Serious injuries: in game and post game disciplinary management by the FA needs a quick overall and improvement.

Kim Little’s injury that leaves her out for at least 10 weeks is the third long term one in two match days in the FA WSL/FAWC. The referees performances are not good enough and the disciplinary process is clearly flawed with players are getting away scot-free after injuring their opponent.

First let’s look at the refereeing problem. The pattern is always the same in those games.

One and sometimes both teams are testing the referee by being very/over-physical if not brutal. The referee responds in typical fashion by showing leniency instead of strength by keeping his cards in his pockets.

Players then deduct they can do as they please and start getting more and more dangerous, taking no prisoners. Then one player gets hit and seriously injured. You can sometimes also add a bit of pushing shoving and mass brawling to that mess

The disciplinary side of the game then should come in but  sometimes it does not come in at all. Nothing is given, maybe a yellow card is produced  and if we are lucky a red card is shown.

Obviously, at that stage it is now too late, the damage is done.

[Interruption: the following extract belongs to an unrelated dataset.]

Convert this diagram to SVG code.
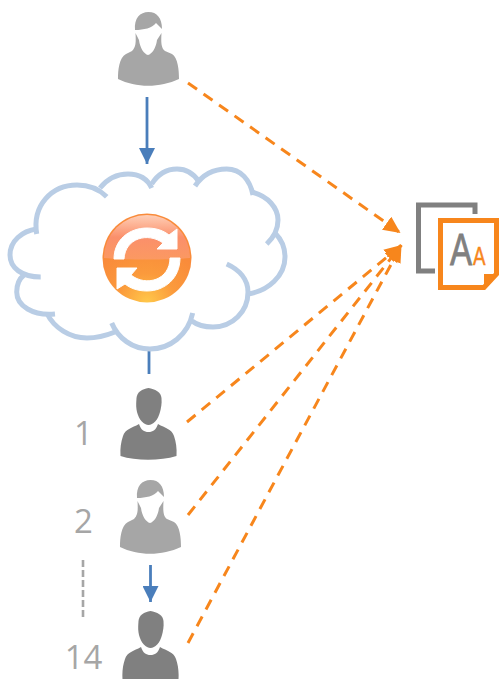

And in most cases it could have been prevented.

I watch enough women’s football games in England ( 50 per season at least) and there is a systemic problem here.

Referees don’t have the feel of the game enough to anticipate and being proactive to avoid those problems developing. It is always the same, they don’t stamp their authority early on and gradually lose control of the game. And then, it is way too late.

On Sunday, the Chelsea player had done enough stuff so many times to collect three yellow cards, before she finally injured Kim Little. An Arsenal player was also involved multiple times in pushing and shoving incident and got away with it.

The in-game management is flawed. The disciplinary decisions by the referees are not good either.

Three serious injuries resulted in one yellow card. If you look at the Laws of the games law number 12, it is quite clear what the referees decisions should be doing in those cases.

Note:  I have not seen the Galton injury, so can only comment on the other ones, but people at the game mentioned the injuring players repeatedly fouling during the game. She has long history of injuring players, for example an Arsenal player while in the FA WSL and a Reading player while in FA WSL2.

So the injuries that can be avoided are not prevented, the referees do not punish the players properly according to the Laws Of The Game.

You would then  hope the disciplinary committee would then do the right thing and suspend the players responsible for those injuries.

I mean the FA charges players all the time for many different types of incidents, but rarely for those ones. And indeed the two players responsible for the injuries in the Championship were not charged and started their next team’s game.

I don’t expect the Chelsea player to be charged either because she was ( wrongly imo as it was too lenient) booked during the game.

So what kind of message does the FA sends to the players and fans? Feel free to injure an opponent and you won’t be punished or barely slapped if you are unlucky.

We saw many similar cases in the men’s game, although you get the feeling that the media pressure forces the FA to take disciplinary action. And players sometimes end up with a three games ban but nothing more. Not good enough.

It is still a cheap price to pay if you have managed to put an opponent out for three months or the whole season. The only team penalized is those situations is the injured player’s team. The asset is not available, the opposition teams also benefit from it.

If you think about it, the FA WSL teams are better off playing Arsenal without Kim Little. Same for the Championship teams playing against Bees without Paula Howells.

So the disciplinary process need to be overhauled. The FA has videos of all the FA WSL/FA WC games and need to review them properly. Especially as the referees miss stuff during the game at nearly every game.

At the end of the day, it is a recurrent problem that must be tackled at every level by the referees and the FA because the players’ behaviour will not change as long as strong punishments are not given.